Keanggotaan Indonesia di NDB memang harus tetap diperhatikan. Karena menurut Bhima Yudhistira, NDB sendiri adalah lembaga untuk menyalurkan pinjaman. Sementara pinjaman Indonesia sedang dalam posisi debt distress, yang artinya beban bunga utang itu sudah mulai menghabiskan anggaran negara dalam jumlah yang sangat besar.
“Jadi fiskal kita sedang tertekan,” kata Bhima.
Bahkan, kata Bhima, 45 persen dari APBN 2025 itu sudah habis untuk membayar bunga utang dan membayar utang jatuh tempo. Ia khawatir, bebannya akan semakin berat kalau bentuk kerjasama ditawarkan nantinya adalah pinjaman. “Yang berikutnya lagi adalah bunga pinjamannya,” imbuhnya.

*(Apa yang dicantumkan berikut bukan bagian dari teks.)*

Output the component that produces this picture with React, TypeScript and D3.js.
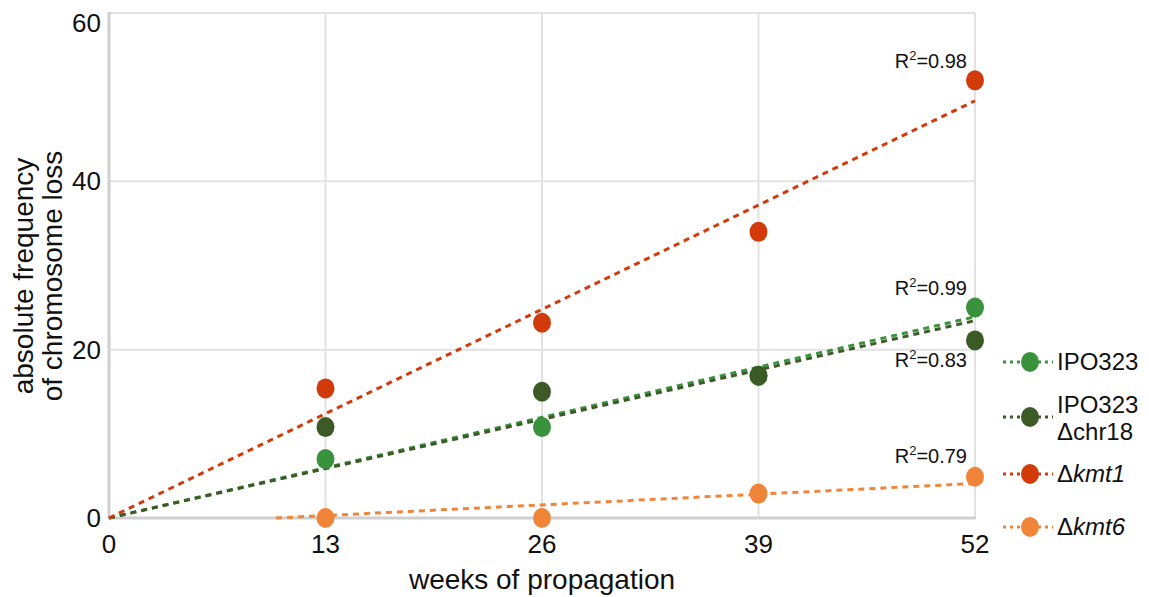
import React from 'react';
import * as d3 from 'd3';

const weeks = [13, 26, 39, 52];
const ipo323 = [7.0, 10.8, 16.9, 25.0];
const chr18 = [10.8, 15.0, 16.9, 21.1];
const kmt1 = [15.4, 23.2, 34.0, 52.0];
const kmt6 = [0, 0, 2.9, 4.9];
const rSquared = ['0.99', '0.83', '0.98', '0.79'];
const xTicks = [0, 13, 26, 39, 52];
const yTicks = [0, 20, 40, 60];

const series = [
  { name: 'IPO323', sub: '', italic: false, values: ipo323, color: '#3b923c', r2: rSquared[0], origin: true, labelDy: -13 },
  { name: 'IPO323', sub: '\u0394chr18', italic: false, values: chr18, color: '#3b5a25', r2: rSquared[1], origin: true, labelDy: 27 },
  { name: 'kmt1', sub: '', italic: true, values: kmt1, color: '#d23a0a', r2: rSquared[2], origin: true, labelDy: -12 },
  { name: 'kmt6', sub: '', italic: true, values: kmt6, color: '#f0853a', r2: rSquared[3], origin: false, labelDy: -14 },
];

// least squares, either through the origin or with an intercept (origin point included)
function fit(values: number[], throughOrigin: boolean) {
  if (throughOrigin) {
    const sxy = d3.sum(weeks, (w, i) => w * values[i]);
    const sxx = d3.sum(weeks, (w) => w * w);
    return { slope: sxy / sxx, intercept: 0 };
  }
  const xs = [0, ...weeks];
  const ys = [0, ...values];
  const mx = d3.mean(xs)!;
  const my = d3.mean(ys)!;
  const sxy = d3.sum(xs, (x, i) => (x - mx) * (ys[i] - my));
  const sxx = d3.sum(xs, (x) => (x - mx) * (x - mx));
  const slope = sxy / sxx;
  return { slope, intercept: my - slope * mx };
}

export default function App() {
  const width = 1149;
  const height = 597;
  const x = d3.scaleLinear().domain([0, 52]).range([109, 975]);
  const y = d3.scaleLinear().domain([0, 60]).range([518, 13]);
  const font = 'Liberation Sans, Arial, sans-serif';

  const legendY = [362, 417, 474, 527];

  return (
    <svg width={width} height={height} style={{ position: 'absolute', left: 0, top: 0 }} fontFamily={font}>
      <rect width={width} height={height} fill="#fff" />
      {/* grid */}
      {yTicks.filter((t) => t > 0).map((t) => (
        <line key={'gy' + t} x1={x(0)} x2={x(52)} y1={y(t)} y2={y(t)} stroke="#e2e2e2" strokeWidth={2} />
      ))}
      {xTicks.filter((t) => t > 0).map((t) => (
        <line key={'gx' + t} x1={x(t)} x2={x(t)} y1={y(60)} y2={y(0)} stroke="#e2e2e2" strokeWidth={2} />
      ))}
      {/* axes */}
      <line x1={x(0)} x2={x(0)} y1={y(60) - 1} y2={y(0) + 1} stroke="#cfcfcf" strokeWidth={3} />
      <line x1={x(0)} x2={x(52) + 1} y1={y(0)} y2={y(0)} stroke="#cfcfcf" strokeWidth={3} />
      {yTicks.map((t) => (
        <text key={'yt' + t} x={x(0) - 8} y={Math.max(y(t), 23) + 9} textAnchor="end" fontSize={26} fill="#111">{t}</text>
      ))}
      {xTicks.map((t) => (
        <text key={'xt' + t} x={x(t)} y={553} textAnchor="middle" fontSize={26} fill="#111">{t}</text>
      ))}
      <text x={x(26)} y={589} textAnchor="middle" fontSize={28} fill="#111">weeks of propagation</text>
      <text transform={`translate(0,276) rotate(-90)`} textAnchor="middle" fontSize={28} fill="#111">
        <tspan x={0} y={33}>absolute frequency</tspan>
        <tspan x={0} y={62}>of chromosome loss</tspan>
      </text>

      {/* trend lines */}
      {series.map((s, i) => {
        const { slope, intercept } = fit(s.values, s.origin);
        const x0 = intercept < 0 ? -intercept / slope : 0;
        const line = d3.line<number>().x((w) => x(w)).y((w) => y(Math.max(0, slope * w + intercept)));
        return (
          <path key={'l' + i} d={line([x0, 52]) || ''} fill="none" stroke={s.color} strokeWidth={3}
            strokeDasharray="6,5" />
        );
      })}
      {/* points */}
      {series.map((s, i) => (
        <g key={'p' + i}>
          {weeks.map((w, j) => (
            <ellipse key={j} cx={x(w)} cy={y(s.values[j])} rx={9} ry={10} fill={s.color} />
          ))}
        </g>
      ))}
      {/* R2 labels */}
      {series.map((s, i) => (
        <text key={'r' + i} x={x(52) - 8} y={y(s.values[3]) + s.labelDy} textAnchor="end" fontSize={20} fill="#111">
          R<tspan dy={-8} fontSize={13}>2</tspan><tspan dy={8}>={s.r2}</tspan>
        </text>
      ))}
      {/* legend */}
      {series.map((s, i) => (
        <g key={'lg' + i} transform={`translate(1003,${legendY[i]})`}>
          <line x1={0} x2={50} y1={0} y2={0} stroke={s.color} strokeWidth={3} strokeDasharray="3,4" />
          <ellipse cx={27} cy={0} rx={9} ry={10} fill={s.color} />
          {s.sub ? (
            <text fontSize={24} fill="#111">
              <tspan x={54} y={-4}>{s.name}</tspan>
              <tspan x={54} y={23}>{s.sub}</tspan>
            </text>
          ) : (
            <text x={54} y={8} fontSize={24} fill="#111">
              {s.italic ? '\u0394' : ''}
              <tspan fontStyle={s.italic ? 'italic' : 'normal'}>{s.name}</tspan>
            </text>
          )}
        </g>
      ))}
    </svg>
  );
}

Soal bunga pinjaman ini, perlu dilihat apakah nantinya bunga pinjamannya tersebut kemudian fix atau mengikuti market rate bunga pasar. Karena kalau mengikuti bunga pasar, maka posisinya Indonesia akan lebih banyak dirugikan ketika mengambil pinjaman. Begitu fluktuasi bunga cenderung mengalami kenaikan suku bunganya, maka Indonesia harus membayar bunga lebih banyak lagi.
“Dan ini bisa jadi jebakan utang baru gitu,” ucap dia.
Hal lain, menurut Bhima, perlu diwaspadai juga adalah pinjaman dari NDB ini sebagian bentuknya adalah dolar Amerika Serikat. Sedangkan posisi Indonesia saat ini tengah menghadapi depresiasi nilai tukar. Dengan dolar yang semakin menguat, otomatis akan ada risiko kurs yang merugikan Pemerintah Indonesia.
Selain itu, dari segi kepentingan politik, NDB ini menurut Bhima, justru dijadikan jalan oleh Cina selain Asian Infrastructure Investment Bank (AIIB) yang sudah ada sebelumnya. “Jadi akan dijadikan jalan agar pengaruh Cina di kawasan khususnya di Indonesia ini semakin menancap gitu,” katanya
Cina melalui NDB misalnya menyalurkan pinjaman ke proyek-proyek infrastruktur, ini bisa memicu terjadinya permasalahan-permasalahan yang selama ini sudah terjadi. Contoh Kereta Cepat Jakarta-Bandung yang dinilai kemahalan, kemudian balik modalnya lama dan membuat BUMN yang mengerjakan proyek juga mengalami tekanan keuangan.
“Nah, itu yang harus kita jaga itu jangan sampai ini sebenarnya hanya perpanjangan tangan Cina gitu, meminta konsesi lebih banyak di Indonesia,” pungkas Bhima.
Ekonom, Arif Budimanta, melihat masuknya Indonesia ke dalam NDB tentu saja membawa sejumlah konsekuensi seperti kewajiban untuk penyetoran modal ataupun membership fee. Hal lain juga perlu dilihat adalah bagaimana skema pembiayaan dari NDB seperti tingkat bunga, lama pinjaman, mata uang, persyaratan biaya-biaya lainnya dan jenis proyek yang dibiayai.
“Rencana masuknya Indonesia kedalam NDB seyogyanya diikuti dengan pipeline project pembangunan berkelanjutan yang akan diajukan ke NDB,” tukas dia.
Pada akhirnya, keputusan Indonesia untuk bergabung dengan NDB satu sisi menawarkan sejumlah keuntungan dan sisi lainnya juga miliki sejumlah tantangan yang perlu diperhatikan. Tapi, keberhasilan Indonesia dalam memanfaatkan keanggotaan NDB tentu akan bergantung pada bagaimana negara ini dapat mengelola manfaat dan risiko tersebut dengan bijak.